Hope it helps, good luck with your project and have a nice day
Sherman's can be seductive ;) Have fun!
Roy,
Thank you for the link, it is most helpful. Now I have a gasp of what the heck everyone is talking about.
This might be a handy reference too
www.usarmymodels.com/.../shermanvariants.html
It's a bit dated (many of the kit recommendations have been superseded) but can serve as a handy reference tool.
GMorrison, Thank you for the link. It has greatly increase my knowledge of Sherman tanks ten fold.
Marcus McBean I don't know the different styles of tracks used on American tanks in WW2, there must have been a standard based on the vehicle's purpose, weight, horsepower, speed, etc.? Marcus
I don't know the different styles of tracks used on American tanks in WW2, there must have been a standard based on the vehicle's purpose, weight, horsepower, speed, etc.?
Good old kit to get your feet wet, just take your time, and everything will come together
Yes, they are nice tracks compared to the tracks in the kit. Looking at images of Kangaroos, Shermans and Priests it looks like I could use either style of track, flat (paddle?) or ribbed (V-notch). I don't know the different styles of tracks used on American tanks in WW2, there must have been a standard based on the vehicle's purpose, weight, horsepower, speed, etc.?
Yep, there's lots of alternative tracks available in styrene. Looks like this one should be suitable (illustration purposes only) http://store.spruebrothers.com/product_p/bncab3538.htm
I use a mix of acrylics and enamels for figures, although enamels are my preferred type. I would not use metal tracks on a Sherman vehicle. There is no need for sag on them. AFV Club, Bronco, and some other companies make plastic link tracks for Shermans that will fit your needs for in the $20 range give or take a few bucks.
Stikpusher, I don't have a Sherman to spare and I just about spent my limit on those figures and still have to purchase extra gear, so I think I will be sticking with the ones that came with the kit. Believe me I was looking on line at tracks. I couldn't believe that they sell metal tracks for these kits and at $60 plus a set. To rich for by blood.
Nice job on the figure, is it easier/better to use acrylic or enamel paint on these figures?

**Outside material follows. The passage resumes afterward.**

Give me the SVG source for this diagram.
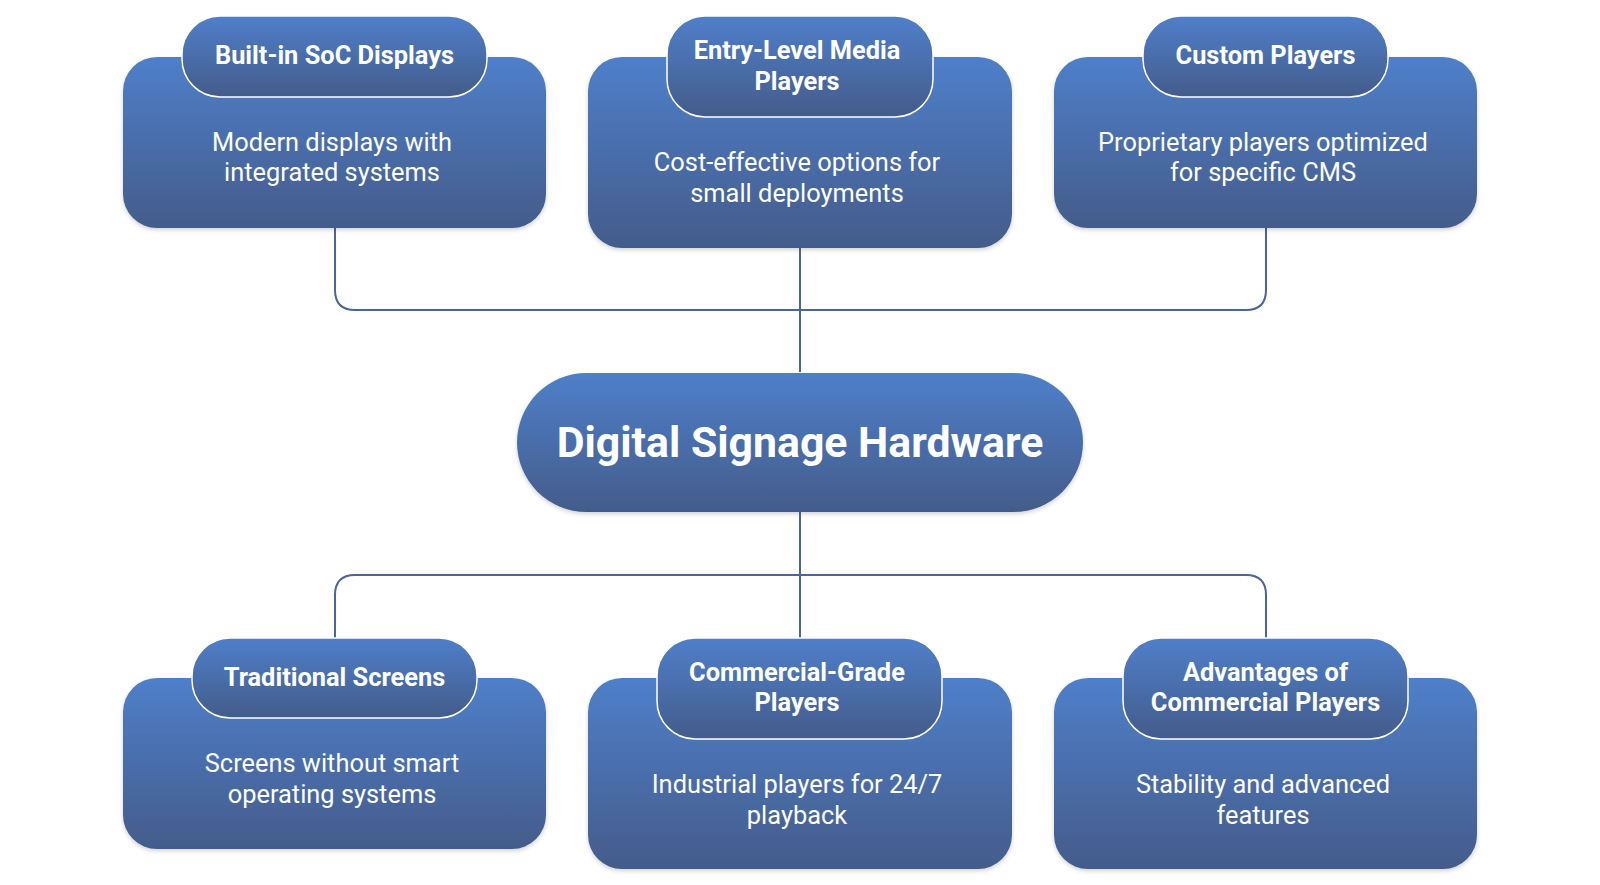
<svg xmlns="http://www.w3.org/2000/svg" width="1600" height="885" viewBox="0 0 1600 885">
  <defs>
    <linearGradient id="g" x1="0" y1="0" x2="0" y2="1">
      <stop offset="0" stop-color="#4F7FCA"/>
      <stop offset="1" stop-color="#435C8A"/>
    </linearGradient>
    <filter id="sh" x="-10%" y="-10%" width="120%" height="130%">
      <feDropShadow dx="0" dy="2" stdDeviation="2" flood-color="#000" flood-opacity="0.18"/>
    </filter>
    <style>
      .box { fill: url(#g); filter: url(#sh); }
      .hdr { fill: url(#g); stroke: #ffffff; stroke-width: 1.5; }
      .conn { fill: none; stroke: #4A6598; stroke-width: 2; }
      .ht { font-family: Roboto, "Liberation Sans", sans-serif; font-weight: 700; font-size: 25.4px; fill: #ffffff; text-anchor: middle; }
      .bt { font-family: Roboto, "Liberation Sans", sans-serif; font-weight: 400; font-size: 25.4px; fill: #ffffff; text-anchor: middle; }
      .tt { font-family: Roboto, "Liberation Sans", sans-serif; font-weight: 700; font-size: 42.8px; fill: #ffffff; text-anchor: middle; }
    </style>
  </defs>
  <rect width="1600" height="885" fill="#ffffff"/>

  <g id="connectors">
    <path class="conn" d="M335,228 V290 Q335,310 355,310 H1246 Q1266,310 1266,290 V228"/>
    <path class="conn" d="M800,248 V372"/>
    <path class="conn" d="M800,512 V638"/>
    <path class="conn" d="M335,638 V595 Q335,575 355,575 H1246 Q1266,575 1266,595 V638"/>
  </g>

  <g id="node-soc">
    <rect class="box" x="123" y="57" width="423" height="171" rx="34"/>
    <rect class="hdr" x="182" y="16" width="305" height="81" rx="38"/>
    <text class="ht" x="334.5" y="64">Built-in SoC Displays</text>
    <text class="bt" x="332" y="151">Modern displays with</text>
    <text class="bt" x="332" y="181">integrated systems</text>
  </g>

  <g id="node-entry">
    <rect class="box" x="588" y="57" width="424" height="191" rx="34"/>
    <rect class="hdr" x="667" y="16" width="266" height="101" rx="38"/>
    <text class="ht" x="797" y="59">Entry-Level Media</text>
    <text class="ht" x="797" y="89.5">Players</text>
    <text class="bt" x="797" y="171">Cost-effective options for</text>
    <text class="bt" x="797" y="201.5">small deployments</text>
  </g>

  <g id="node-custom">
    <rect class="box" x="1054" y="57" width="423" height="171" rx="34"/>
    <rect class="hdr" x="1143" y="16" width="245" height="81" rx="38"/>
    <text class="ht" x="1265.5" y="64">Custom Players</text>
    <text class="bt" x="1263" y="151">Proprietary players optimized</text>
    <text class="bt" x="1263" y="181">for specific CMS</text>
  </g>

  <g id="node-center">
    <rect class="box" x="517" y="373" width="566" height="139" rx="69.5"/>
    <text class="tt" x="800" y="457">Digital Signage Hardware</text>
  </g>

  <g id="node-traditional">
    <rect class="box" x="123" y="678" width="423" height="171" rx="34"/>
    <rect class="hdr" x="192" y="638" width="285" height="80" rx="38"/>
    <text class="ht" x="334.5" y="685.5">Traditional Screens</text>
    <text class="bt" x="332" y="772">Screens without smart</text>
    <text class="bt" x="332" y="803">operating systems</text>
  </g>

  <g id="node-commercial">
    <rect class="box" x="588" y="678" width="424" height="191" rx="34"/>
    <rect class="hdr" x="657" y="638" width="285" height="101" rx="38"/>
    <text class="ht" x="797" y="680.5">Commercial-Grade</text>
    <text class="ht" x="797" y="711">Players</text>
    <text class="bt" x="797" y="793">Industrial players for 24/7</text>
    <text class="bt" x="797" y="823.5">playback</text>
  </g>

  <g id="node-advantages">
    <rect class="box" x="1054" y="678" width="423" height="191" rx="34"/>
    <rect class="hdr" x="1123" y="638" width="285" height="101" rx="38"/>
    <text class="ht" x="1265.5" y="680.5">Advantages of</text>
    <text class="ht" x="1265.5" y="711">Commercial Players</text>
    <text class="bt" x="1263" y="793">Stability and advanced</text>
    <text class="bt" x="1263" y="823.5">features</text>
  </g>
</svg>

Here is one of the Bronco crew figures with my Kangaroo. I also replaced teh kit tracks with some taken from a Tamiya Sherman of a type more commonly seen on the Kangaroo
You read my mind about the use of those Italeri figures.
Cool, I think you'll be very happy with them. I'll second SP that MA and Bronco make really good stuff! BTW hang on to those Italeri figures- they're great to practice painting of figures.